Plan fixe, fond noir, cadre serré sur le visage d’une femme. Tous les plans du film possèdent ces caractéristiques. À l’exception de quelques travellings de paysages urbains, ponctuant la parole, créant essentiellement un effet de contraste par la lumière et le mouvement. On est d’abord troublé par la simplicité du dispositif. Le sentiment de manque domine. Envie de voir les mains, les corps, les lieux… Et puis imperceptiblement, l’attention s’accroît, devient plus dense, la parole de ces femmes prenant toute la place. Cinq femmes donc, qui disent le mariage, le leur, et les réflexions qu’elles en tirent. La parole, libre, circule d’une femme à l’autre, les parcours se croisent, se ressemblent, parfois s’opposent.
Qu’il soit imposé ou non le mariage, reste l’aboutissement d’une éducation où le rôle des femmes se cantonne essentiellement à servir les hommes. L’enfance, lieu de fabrique de la servitude des femmes. Servir le père, les frères, d’abord, pour mieux servir le mari, les enfants, ensuite.
Pour l’une, cet événement, imposé par son père à l’âge de quatorze ans, a signifié l’arrêt de ses études. Pour une autre, ce fut une « opportunité » pour venir en France. En revanche, deux d’entre elles ont choisi leurs maris. Ce sont les seules qui les nomment, parlent de leur couple, des rapports qui s’y nouent. Pour les autres, ce « il », absent, semble demeurer un éternel inconnu.

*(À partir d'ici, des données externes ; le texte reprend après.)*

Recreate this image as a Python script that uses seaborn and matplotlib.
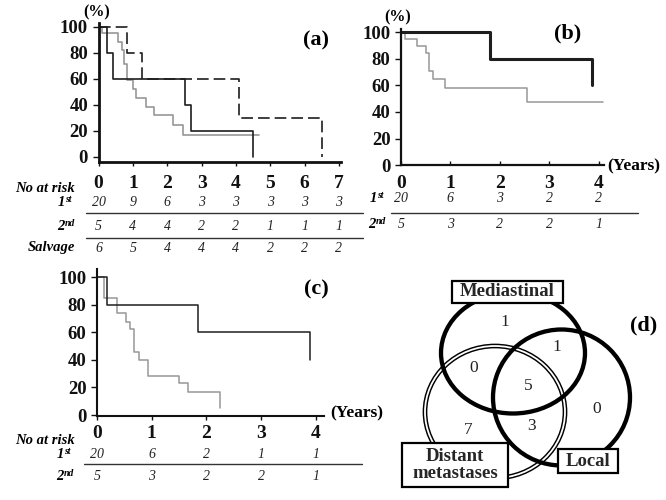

La virginité, et sa preuve, exigée, exhibée, continue à faire peser sur les femmes le poids du sang et des larmes. La description de la nuit de noce, véritable viol officiel, est d’autant plus terrifiante par ce qu’elle sous-tend. Deux univers qui se côtoient sans jamais se rencontrer. Plus tragi-comique, l’évocation de la demande en mariage. Mais qui ne dit pas autre chose. Cependant, tout n’est pas aussi radical et la rencontre reste possible. En témoigne celles qui parlent de leur épanouissement, y compris grâce à leurs maris, et souvent contre leurs familles. Leurs aspirations enfin. Conduire une voiture, rêve de petite fille. Apprendre à lire et à écrire, travailler… Un désir d’indépendance qui ferait d’elles des femmes plus libres
Ainsi, le choix d’une mise en scène minimale, malgré les réticences initiales, a peut-être permis que l’émotion soit au rendez-vous et que la rencontre ait bien lieu. Reste alors le souvenir émouvant d’un flux de parole, miroir de fragments de vies. Et des mots maladroits, définitifs, pour dire la souffrance du mariage subit, comme on subit le mauvais sort, « Ma famille était heureuse, moi, malheureuse ».